** begin PROVIDED ENTRIES **

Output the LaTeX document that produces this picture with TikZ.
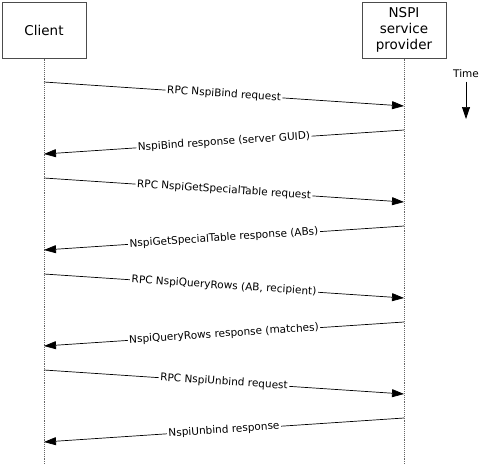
\documentclass[tikz,border=0pt]{standalone}
\usepackage{fontspec}
\setmainfont{DejaVu Sans}
\usetikzlibrary{arrows.meta,positioning,calc}
\tikzstyle{actor}=[draw=black!70,line width=1pt,minimum width=84pt,minimum height=56pt,
                align=center,font=\fontsize{13.5}{16}\selectfont]
\tikzstyle{life}=[draw=black!60,densely dotted,line width=0.9pt]
\tikzstyle{msg}=[draw,line width=0.7pt,-{Triangle[length=12pt,width=8pt]}]
\tikzstyle{lbl}=[sloped,fill=white,inner sep=1.5pt,font=\fontsize{10.5}{12}\selectfont]

\begin{document}
\begin{tikzpicture}[x=1pt,y=-1pt]

% % % % % % % % % % % % % % %

\useasboundingbox (0,0) rectangle (492,469);

\node[actor] (client) at (44,30) {Client};
\node[actor] (nspi) at (404,30) {NSPI\\service\\provider};

\coordinate (clientEnd) at (44,465);
\coordinate (nspiEnd) at (404,465);
\draw[life] (client.south) -- (clientEnd);
\draw[life] (nspi.south) -- (nspiEnd);

\node[font=\fontsize{10.5}{12}\selectfont] (time) at (466,74) {Time};
\coordinate (timeEnd) at (466,119);
\draw[msg] (time.south) -- (timeEnd);

\foreach \i/\from/\to/\txt in {1/client/nspi/{RPC NspiBind request},
      2/nspi/client/{NspiBind response (server GUID)},
      3/client/nspi/{RPC NspiGetSpecialTable request},
      4/nspi/client/{NspiGetSpecialTable response (ABs)},
      5/client/nspi/{RPC NspiQueryRows (AB, recipient)},
      6/nspi/client/{NspiQueryRows response (matches)},
      7/client/nspi/{RPC NspiUnbind request},
      8/nspi/client/{NspiUnbind response}} {
\coordinate (a\i) at (\from |- 0,{34+48*\i});
\coordinate (b\i) at (\to |- 0,{58+48*\i});
\draw[msg] (a\i) -- node[lbl]{\txt} (b\i);
}

\end{tikzpicture}
\end{document}
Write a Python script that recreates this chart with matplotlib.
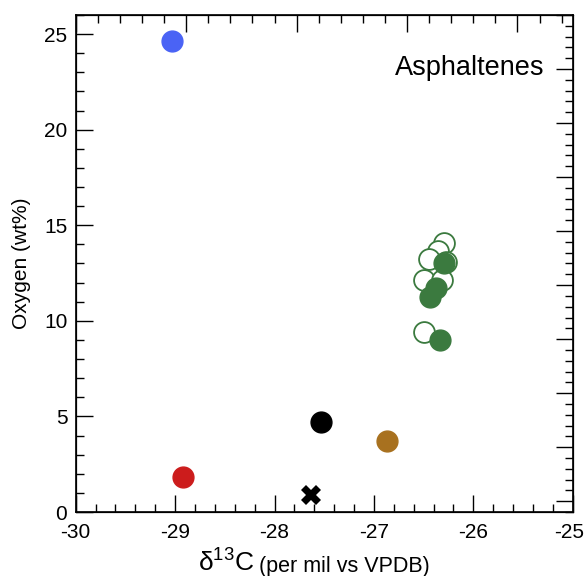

** end PROVIDED ENTRIES **

- _WHAT IS EXPECTED_:
Working from the material above, transcribe it exactly while omitting pictures.

- _COMPLETED EXERCISE_:
Output the LaTeX document that produces this picture with TikZ.
\documentclass[tikz,border=0pt]{standalone}
\usepackage{fontspec}
\setmainfont{DejaVu Sans}
\usetikzlibrary{arrows.meta,positioning,calc}
\tikzstyle{actor}=[draw=black!70,line width=1pt,minimum width=84pt,minimum height=56pt,
                align=center,font=\fontsize{13.5}{16}\selectfont]
\tikzstyle{life}=[draw=black!60,densely dotted,line width=0.9pt]
\tikzstyle{msg}=[draw,line width=0.7pt,-{Triangle[length=12pt,width=8pt]}]
\tikzstyle{lbl}=[sloped,fill=white,inner sep=1.5pt,font=\fontsize{10.5}{12}\selectfont]

\begin{document}
\begin{tikzpicture}[x=1pt,y=-1pt]

% % % % % % % % % % % % % % %

\useasboundingbox (0,0) rectangle (492,469);

\node[actor] (client) at (44,30) {Client};
\node[actor] (nspi) at (404,30) {NSPI\\service\\provider};

\coordinate (clientEnd) at (44,465);
\coordinate (nspiEnd) at (404,465);
\draw[life] (client.south) -- (clientEnd);
\draw[life] (nspi.south) -- (nspiEnd);

\node[font=\fontsize{10.5}{12}\selectfont] (time) at (466,74) {Time};
\coordinate (timeEnd) at (466,119);
\draw[msg] (time.south) -- (timeEnd);

\foreach \i/\from/\to/\txt in {1/client/nspi/{RPC NspiBind request},
      2/nspi/client/{NspiBind response (server GUID)},
      3/client/nspi/{RPC NspiGetSpecialTable request},
      4/nspi/client/{NspiGetSpecialTable response (ABs)},
      5/client/nspi/{RPC NspiQueryRows (AB, recipient)},
      6/nspi/client/{NspiQueryRows response (matches)},
      7/client/nspi/{RPC NspiUnbind request},
      8/nspi/client/{NspiUnbind response}} {
\coordinate (a\i) at (\from |- 0,{34+48*\i});
\coordinate (b\i) at (\to |- 0,{58+48*\i});
\draw[msg] (a\i) -- node[lbl]{\txt} (b\i);
}

\end{tikzpicture}
\end{document}
Write a Python script that recreates this chart with matplotlib.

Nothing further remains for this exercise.